Throughout my playthrough, one thing that became quickly apparent was the surprisingly poor weapon accuracy. Of course, weapon upgrades are available in the game and utilising them can indeed be something that improve it slightly, but even with fully upgraded weapons the aiming is surprisingly poor for a first-person shooter.
Weapons can be fired both from the hip or by aiming down the sight, but regardless of how you choose to shoot, firing on any particular part of the body can often see bullets fire well wide of the intended target. You will often need to fire excess bullets just to ensure the target is hit. With most firearms providing rapid fire capabilities this is no problem in the long run, but those looking to embark on the harder difficulty settings, much like myself, will certainly find things a tad challenging later on in the game.
Another issue with Dead Effect 2, and quite possibly the biggest irritation for me, were in the poor accents given to some of the game’s characters, particularly Doctor Bielik. Whilst I’m not usually one to complain about how someone talks, this often saw me avoiding upgrades to my armour and implants – therefore making gameplay more challenging, simply to ensure I wasn’t forced to listen to another one of the worst takes on a Russian accent to date. The accent given to Doctor Bielik was certainly the standout fail, but the other characters failed to show any flow in conversations, taking away the engagement that could have been offered in the story.

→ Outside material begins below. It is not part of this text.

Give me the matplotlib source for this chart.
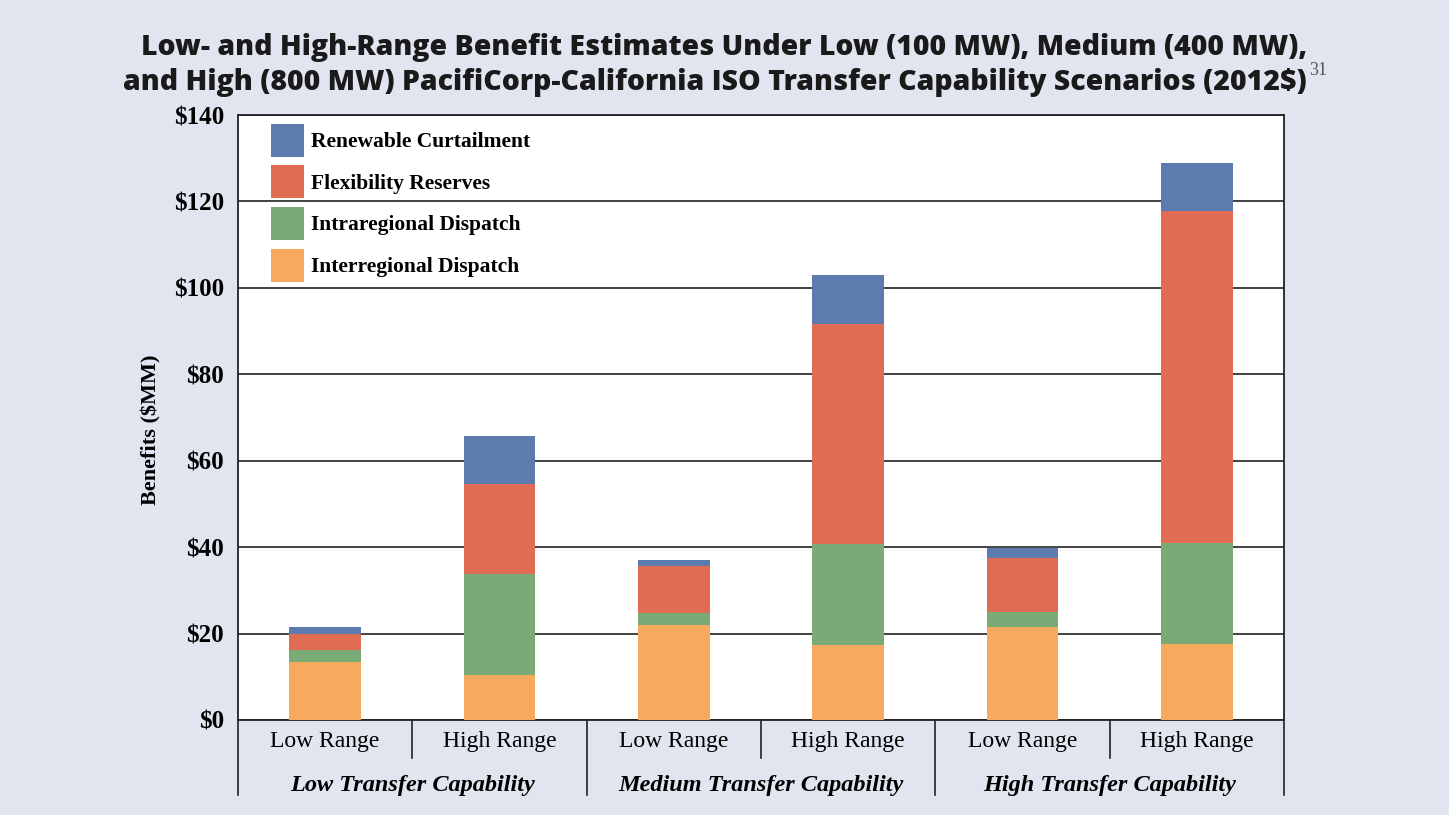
import numpy as np
import matplotlib.pyplot as plt
from matplotlib.patches import Patch
from matplotlib.transforms import blended_transform_factory

# stacked segments, bottom to top, $MM (2012$)
range_labels = ["Low Range", "High Range"] * 3
group_labels = ["Low Transfer Capability", "Medium Transfer Capability", "High Transfer Capability"]
interregional = [13.4, 10.4, 21.9, 17.3, 21.5, 17.5]
intraregional = [2.8, 23.4, 2.8, 23.4, 3.4, 23.4]
flexibility = [3.7, 20.9, 10.9, 51.0, 12.6, 76.8]
renewable = [1.6, 11.1, 1.5, 11.3, 2.2, 11.3]

series = [
    ("Interregional Dispatch", interregional, "#F7A95E"),
    ("Intraregional Dispatch", intraregional, "#7AAB76"),
    ("Flexibility Reserves", flexibility, "#DF6C53"),
    ("Renewable Curtailment", renewable, "#5E7BB0"),
]

bg = "#E1E5F0"
serif = "Liberation Serif"

fig = plt.figure(figsize=(14.49, 8.15), dpi=100, facecolor=bg)
ax = fig.add_axes([238 / 1449, 95 / 815, 1046 / 1449, 605 / 815])
ax.set_facecolor("white")

x = np.arange(len(range_labels))
bottom = np.zeros(len(x))
handles = []
for name, vals, color in series:
    ax.bar(x, vals, 0.41, bottom=bottom, color=color, zorder=3)
    bottom += np.array(vals)
    handles.append(Patch(facecolor=color, label=name))

ax.set_xlim(-0.5, 5.5)
ax.set_ylim(0, 140)
yt = np.arange(0, 141, 20)
ax.set_yticks(yt)
ax.set_yticklabels([f"${v}" for v in yt], fontfamily=serif, fontweight="bold", fontsize=18)
ax.tick_params(axis="y", length=0, pad=10)
ax.grid(axis="y", color="#333333", linewidth=1.3, zorder=1)
for s in ax.spines.values():
    s.set_color("#222222")
    s.set_linewidth(1.3)

ax.set_ylabel("Benefits ($MM)", fontfamily=serif, fontweight="bold", fontsize=16)
ax.yaxis.set_label_coords(-0.073, 0.479)

# category axis
ax.set_xticks(x)
ax.set_xticklabels(range_labels, fontfamily=serif, fontsize=17)
ax.tick_params(axis="x", length=0, pad=8)
tr = blended_transform_factory(ax.transData, ax.transAxes)
for i, g in enumerate(group_labels):
    ax.text(2 * i + 0.5, -0.109, g, transform=tr, ha="center", va="center",
            fontfamily=serif, fontweight="bold", fontstyle="italic", fontsize=17.5)
for b in np.arange(-0.5, 6, 1.0):
    depth = -0.124 if (b + 0.5) % 2 == 0 else -0.062
    ax.plot([b, b], [0, depth], transform=tr, color="#222222", linewidth=1.2, clip_on=False)

leg = ax.legend(handles=handles[::-1], loc="upper left", bbox_to_anchor=(0.0233, 1.0),
                borderaxespad=0, frameon=False, handlelength=1.535, handleheight=1.985,
                labelspacing=0.4, handletextpad=0.33,
                prop={"family": serif, "weight": "bold", "size": 15.5})

title_kw = dict(va="center", fontfamily="Open Sans", fontweight=800,
                fontsize=20.4, color="#1a1a1a")
fig.text(0.5, 0.942, "Low- and High-Range Benefit Estimates Under Low (100 MW), Medium (400 MW),",
         ha="center", **title_kw)
fig.text(1307 / 1449, 0.899, "and High (800 MW) PacifiCorp-California ISO Transfer Capability Scenarios (2012$)",
         ha="right", **title_kw)
fig.text(1309 / 1449, 0.913, "31", ha="left", va="center", fontfamily=serif, fontsize=13, color="#555555")

fig.savefig("out.png", dpi=100, facecolor=bg)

Despite the negatives, one thing Dead Effect 2 cannot be faulted for is a lack of content. Each of the story missions may only take five to ten minutes to beat, dependant on skill level, but there are several game modes available for players to sink their teeth into. And that’s a good thing.
As well as the story mode, others included are Generic Missions, Biohazard Mode, Survival Mode, Lone Wolf Missions, and Infestation. However, not all modes offer content that is much different to the main story. For example, both Generic Missions and Lone Wolf Missions provide players with a variation of the same missions that were already available throughout the story, which brings the question as to why they were included at all, other than to earn extra collectible credits to buy upgrades with.
Whilst still offering similar content, the other modes do indeed have their own separate goals. Biohazard Mode for example brings players back to specific areas within the story, but with the new goal of clearing the area, whilst Survival Mode sets players in an area with swarms of enemies and requires players to simply survive. Infestation on the other hand, much like Survival, pits players against hordes of the undead with the goal of defeating them all before taking on a huge monster to end the battle. In the end though, whilst the extra inclusions are certainly enough to ensure players are tied down for a few extra hours, it’s not hard to see that they are more of a tacked on addition rather than an early development plan; other than a few small differences they fail to bring any real change to an already repetitive game.
Overall and Dead Effect 2 is a game that offers a fantastic visual experience, but lets itself down with very basic issues. That said it is in no way a terrible game, and those looking for a viable first-person shooter should certainly give it a bash if you’re fed up with the usual titles on the market. If precision and polish is something you can’t look past though, then you may feel slightly disappointed.